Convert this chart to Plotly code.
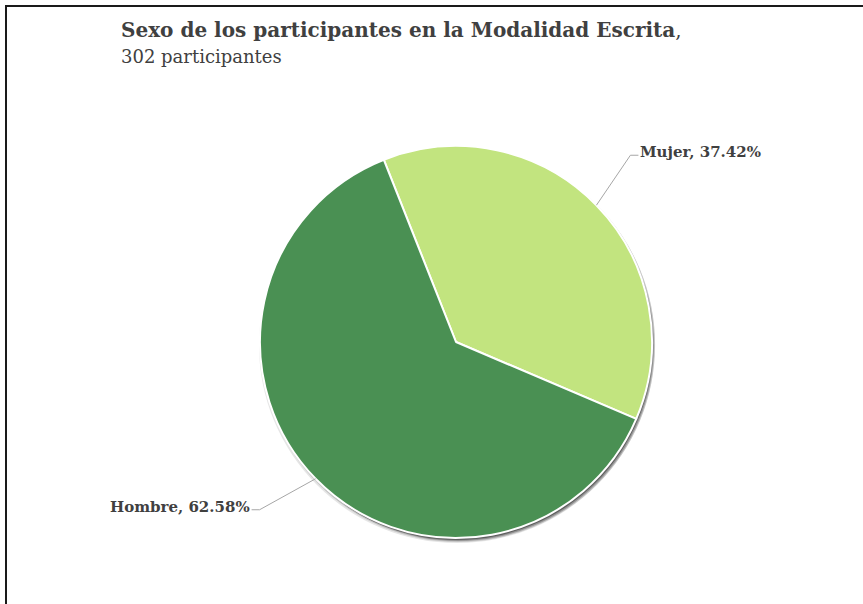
import math
import plotly.graph_objects as go

# ---- data ----
labels = ["Mujer", "Hombre"]
percentages = [37.42, 62.58]
colors = ["#C2E47F", "#4A9053"]
title_text = "Sexo de los participantes en la Modalidad Escrita"
subtitle_text = "302 participantes"

W, H = 863, 604
CX, CY, R = 456, 342, 196
ROTATION = -21.6  # start angle of first slice (clockwise from 12 o'clock)


def px(x):
    return x / W


def py(y):
    return 1 - y / H


def dom(cx, cy, r):
    return dict(x=[px(cx - r), px(cx + r)], y=[py(cy + r), py(cy - r)])


fig = go.Figure()

# soft shadow (layers of gray pies behind)
for dx, dy, dr, op in [(1, 3, 2, 0.10), (2, 3, 1, 0.15), (2, 3, 0, 0.25), (1, 2, 0, 0.35)]:
    fig.add_trace(go.Pie(
        values=[1], labels=["s"], marker=dict(colors=["#000000"]),
        opacity=op, textinfo="none", hoverinfo="skip", showlegend=False,
        sort=False, domain=dom(CX + dx, CY + dy, R + dr),
    ))

fig.add_trace(go.Pie(
    labels=labels, values=percentages, sort=False, direction="clockwise",
    rotation=ROTATION, marker=dict(colors=colors, line=dict(color="white", width=2)),
    textinfo="none", hoverinfo="label+percent", showlegend=False,
    domain=dom(CX, CY, R),
))

# labels with leader lines computed from the slice mid-angles
total = sum(percentages)
start = ROTATION
leader_offsets = [(34, -50, 8), (-56, 31, -8)]
shapes = []
annotations = []
for lab, val, (ox, oy, hz) in zip(labels, percentages, leader_offsets):
    span = 360 * val / total
    mid = math.radians(start + span / 2)
    start += span
    ex = CX + R * math.sin(mid)
    ey = CY - R * math.cos(mid)
    kx, ky = ex + ox, ey + oy
    tx = kx + hz
    shapes.append(dict(type="line", xref="paper", yref="paper",
                       x0=px(ex), y0=py(ey), x1=px(kx), y1=py(ky),
                       line=dict(color="#a6a6a6", width=1)))
    shapes.append(dict(type="line", xref="paper", yref="paper",
                       x0=px(kx), y0=py(ky), x1=px(tx), y1=py(ky),
                       line=dict(color="#a6a6a6", width=1)))
    annotations.append(dict(
        xref="paper", yref="paper", x=px(tx), y=py(ky - 3),
        text=f"<b>{lab}, {val:.2f}%</b>", showarrow=False,
        xanchor="left" if hz > 0 else "right", yanchor="middle",
        font=dict(family="DejaVu Serif", size=15, color="#404040"),
    ))

# frame
shapes.append(dict(type="rect", xref="paper", yref="paper",
                   x0=px(6), y0=py(6), x1=px(W + 20), y1=py(H + 20),
                   line=dict(color="#1a1a1a", width=2), fillcolor="rgba(0,0,0,0)"))

annotations.append(dict(
    xref="paper", yref="paper", x=px(119), y=py(16),
    text=f"<b>{title_text}</b>,", showarrow=False, xanchor="left", yanchor="top",
    font=dict(family="DejaVu Serif", size=20, color="#404040"),
))
annotations.append(dict(
    xref="paper", yref="paper", x=px(119), y=py(44),
    text=subtitle_text, showarrow=False, xanchor="left", yanchor="top",
    font=dict(family="DejaVu Serif", size=18, color="#404040"),
))

fig.update_layout(
    width=W, height=H, margin=dict(l=0, r=0, t=0, b=0),
    paper_bgcolor="white", plot_bgcolor="white",
    shapes=shapes, annotations=annotations,
)

fig.write_html("out.html", config={"displayModeBar": False},
               post_script="document.body.style.margin='0';")
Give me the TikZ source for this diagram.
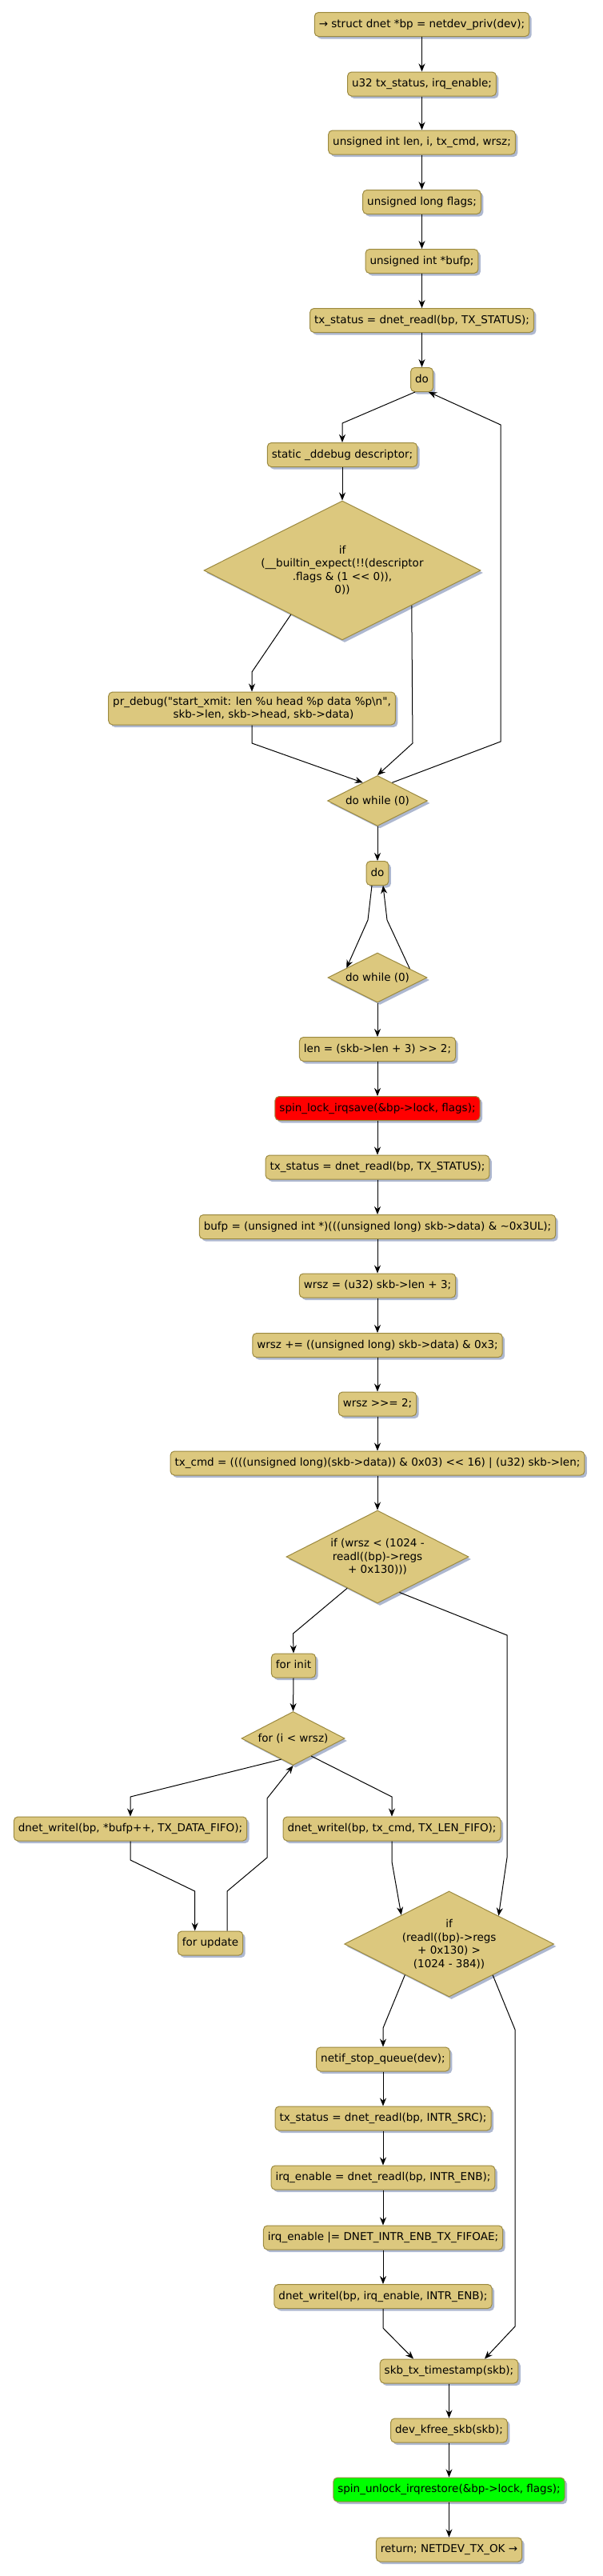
\documentclass[tikz,border=0pt]{standalone}
\usepackage{fontspec}
\setmainfont{DejaVu Sans}[Ligatures=TeXOff]
\usetikzlibrary{shapes.geometric,arrows.meta,shadows,calc}
\definecolor{fillc}{HTML}{DCC87E}
\definecolor{bordc}{HTML}{9C8A40}
\definecolor{shadc}{HTML}{AEB8D0}
\newcommand{\fsz}{\fontsize{13.5}{16.5}\selectfont}
\tikzset{
  shad/.style={drop shadow={shadow xshift=3pt,shadow yshift=-3pt,fill=shadc,opacity=1}},
  act/.style={draw=bordc,fill=fillc,rounded corners=5pt,line width=1pt,inner xsep=5.5pt,inner ysep=0pt,
    minimum height=30pt,text height=10pt,text depth=3pt,font=\fsz,shad},
  dec/.style={diamond,draw=bordc,fill=fillc,line width=1pt,inner sep=0pt,aspect=2,align=center,font=\fsz,shad},
  arr/.style={-{Stealth[length=10pt,width=8pt]},line width=1pt,black},
}
\begin{document}
\begin{tikzpicture}[x=1pt,y=-1pt]
\useasboundingbox (0,0) rectangle (753,3220);
\fill[white] (0,0) rectangle (753,3220);

\node[act] (n1) at (527.5,30.5) {→ struct dnet *bp = netdev\_priv(dev);};
\node[act] (n2) at (527.5,105) {u32 tx\_status, irq\_enable;};
\node[act] (n3) at (527.5,178) {unsigned int len, i, tx\_cmd, wrsz;};
\node[act] (n4) at (527.5,252.5) {unsigned long flags;};
\node[act] (n5) at (527.5,326.5) {unsigned int *bufp;};
\node[act] (n6) at (527.5,400.5) {tx\_status = dnet\_readl(bp, TX\_STATUS);};
\node[act] (do1) at (527.5,474.5) {do};
\node[act] (st) at (428,568.5) {static \_ddebug descriptor;};
\node[dec,minimum width=346pt,minimum height=174pt] (if1) at (428,713)
  {if\\(\_\_builtin\_expect(!!(descriptor\\.flags \& (1 << 0)),\\0))};
\node[act,align=center,minimum height=41pt,text height=,text depth=,inner ysep=3pt] (pr) at (315,885.5)
  {pr\_debug("start\_xmit: len \%u head \%p data \%p\textbackslash n",\\\hspace*{29pt}skb->len, skb->head, skb->data)};
\node[dec,minimum width=125pt,minimum height=63pt] (dw1) at (472,1001) {do while (0)};
\node[act] (do2) at (472,1091.5) {do};
\node[dec,minimum width=124pt,minimum height=62pt] (dw2) at (472,1222) {do while (0)};
\node[act] (len) at (472,1311.5) {len = (skb->len + 3) >> 2;};
\node[act,fill=red] (spin) at (472,1385.5) {spin\_lock\_irqsave(\&bp->lock, flags);};
\node[act] (txs2) at (472,1459) {tx\_status = dnet\_readl(bp, TX\_STATUS);};
\node[act] (bufp) at (472,1533.5) {bufp = (unsigned int *)(((unsigned long) skb->data) \& \textasciitilde 0x3UL);};
\node[act] (wr1) at (472,1607) {wrsz = (u32) skb->len + 3;};
\node[act] (wr2) at (472,1681.5) {wrsz += ((unsigned long) skb->data) \& 0x3;};
\node[act] (wr3) at (472,1755) {wrsz >>= 2;};
\node[act] (txcmd) at (472,1829) {tx\_cmd = ((((unsigned long)(skb->data)) \& 0x03) << 16) | (u32) skb->len;};
\node[dec,minimum width=228pt,minimum height=116pt] (if2) at (472,1946)
  {if (wrsz < (1024 -\\readl((bp)->regs\\+ 0x130)))};
\node[act] (finit) at (367,2082) {for init};
\node[dec,minimum width=129pt,minimum height=67pt] (fcond) at (366.5,2173) {for (i < wrsz)};
\node[act] (wdata) at (163,2286) {dnet\_writel(bp, *bufp++, TX\_DATA\_FIFO);};
\node[act] (wcmd) at (490,2286) {dnet\_writel(bp, tx\_cmd, TX\_LEN\_FIFO);};
\node[act] (fupd) at (263,2429) {for update};
\node[dec,minimum width=262pt,minimum height=132pt] (if3) at (561.6,2430)
  {if\\(readl((bp)->regs\\+ 0x130) >\\(1024 - 384))};
\node[act] (netif) at (479,2574) {netif\_stop\_queue(dev);};
\node[act] (txs3) at (479,2648) {tx\_status = dnet\_readl(bp, INTR\_SRC);};
\node[act] (irq1) at (479,2722) {irq\_enable = dnet\_readl(bp, INTR\_ENB);};
\node[act] (irq2) at (479,2797) {irq\_enable |= DNET\_INTR\_ENB\_TX\_FIFOAE;};
\node[act] (wirq) at (479,2870.5) {dnet\_writel(bp, irq\_enable, INTR\_ENB);};
\node[act] (skbts) at (561.5,2964) {skb\_tx\_timestamp(skb);};
\node[act] (kfree) at (561.5,3038) {dev\_kfree\_skb(skb);};
\node[act,fill=green] (unl) at (561.5,3112) {spin\_unlock\_irqrestore(\&bp->lock, flags);};
\node[act] (ret) at (561.5,3187) {return; NETDEV\_TX\_OK →};

% straight connectors
\foreach \a/\b in {n1/n2,n2/n3,n3/n4,n4/n5,n5/n6,n6/do1,st/if1,dw1/do2,dw2/len,len/spin,spin/txs2,
  txs2/bufp,bufp/wr1,wr1/wr2,wr2/wr3,wr3/txcmd,txcmd/if2,finit/fcond,netif/txs3,txs3/irq1,
  irq1/irq2,irq2/wirq,skbts/kfree,kfree/unl,unl/ret}
  \draw[arr] (\a.south) -- (\b.north);

% bend points
\coordinate (c1) at (428,529);
\coordinate (c2a) at (626,927);
\coordinate (c2b) at (626,531);
\coordinate (c3) at (315,840);
\coordinate (c4) at (516,929);
\coordinate (c5) at (315,929);
\coordinate (c6) at (460,1150);
\coordinate (c7) at (484,1150);
\coordinate (c8) at (366.5,2042);
\coordinate (c9a) at (634,2044);
\coordinate (c9b) at (634,2322);
\coordinate (c10) at (163,2246);
\coordinate (c11) at (490,2246);
\coordinate (c12a) at (163,2325);
\coordinate (c12b) at (243.7,2364);
\coordinate (c13a) at (284,2364);
\coordinate (c13b) at (334,2322);
\coordinate (c13c) at (334,2248);
\coordinate (c14) at (490,2327);
\coordinate (c15) at (479,2535);
\coordinate (c16a) at (644,2537);
\coordinate (c16b) at (644,2908);
\coordinate (c17) at (479,2910);

\draw[arr] ($(do1.south)+(-8.5,0)$) -- (c1) -- (st.north);
\draw[arr] ($(dw1.north)!0.29!(dw1.east)$) -- (c2a) -- (c2b) -- ($(do1.south)+(8.5,0)$);
\draw[arr] ($(if1.south)!0.37!(if1.west)$) -- (c3) -- (pr.north);
\draw[arr] ($(if1.east)!0.5!(if1.south)$) -- (c4) -- (dw1.north);
\draw[arr] (pr.south) -- (c5) -- ($(dw1.north)!0.29!(dw1.west)$);
\draw[arr] ($(do2.south)+(-7,0)$) -- (c6) -- ($(dw2.north)!0.62!(dw2.west)$);
\draw[arr] ($(dw2.north)!0.645!(dw2.east)$) -- (c7) -- ($(do2.south)+(7,0)$);
\draw[arr] ($(if2.west)!0.67!(if2.south)$) -- (c8) -- (finit.north);
\draw[arr] ($(if2.east)!0.76!(if2.south)$) -- (c9a) -- (c9b) -- ($(if3.north)!0.47!(if3.east)$);
\draw[arr] ($(fcond.west)!0.77!(fcond.south)$) -- (c10) -- (wdata.north);
\draw[arr] ($(fcond.east)!0.65!(fcond.south)$) -- (c11) -- (wcmd.north);
\draw[arr] (wdata.south) -- (c12a) -- (c12b) -- (c12b |- fupd.north);
\draw[arr] ($(fupd.north)+(21,0)$) -- (c13a) -- (c13b) -- (c13c) -- (fcond.south);
\draw[arr] (wcmd.south) -- (c14) -- ($(if3.north)!0.455!(if3.west)$);
\draw[arr] ($(if3.west)!0.58!(if3.south)$) -- (c15) -- (netif.north);
\draw[arr] ($(if3.east)!0.585!(if3.south)$) -- (c16a) -- (c16b) -- ($(skbts.north)+(44.5,0)$);
\draw[arr] (wirq.south) -- (c17) -- ($(skbts.north)+(-44.5,0)$);
\end{tikzpicture}
\end{document}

PROBLEM DESCRIPTION: Please repeat exactly the data above from its first line to the line that contains "return dict(x=[px(cx - r), px(cx", inclusive, and leave every picture out.

THE COMPLETED TASK:
Convert this chart to Plotly code.
import math
import plotly.graph_objects as go

# ---- data ----
labels = ["Mujer", "Hombre"]
percentages = [37.42, 62.58]
colors = ["#C2E47F", "#4A9053"]
title_text = "Sexo de los participantes en la Modalidad Escrita"
subtitle_text = "302 participantes"

W, H = 863, 604
CX, CY, R = 456, 342, 196
ROTATION = -21.6  # start angle of first slice (clockwise from 12 o'clock)


def px(x):
    return x / W


def py(y):
    return 1 - y / H


def dom(cx, cy, r):
    return dict(x=[px(cx - r), px(cx + r)], y=[py(cy + r), py(cy - r)])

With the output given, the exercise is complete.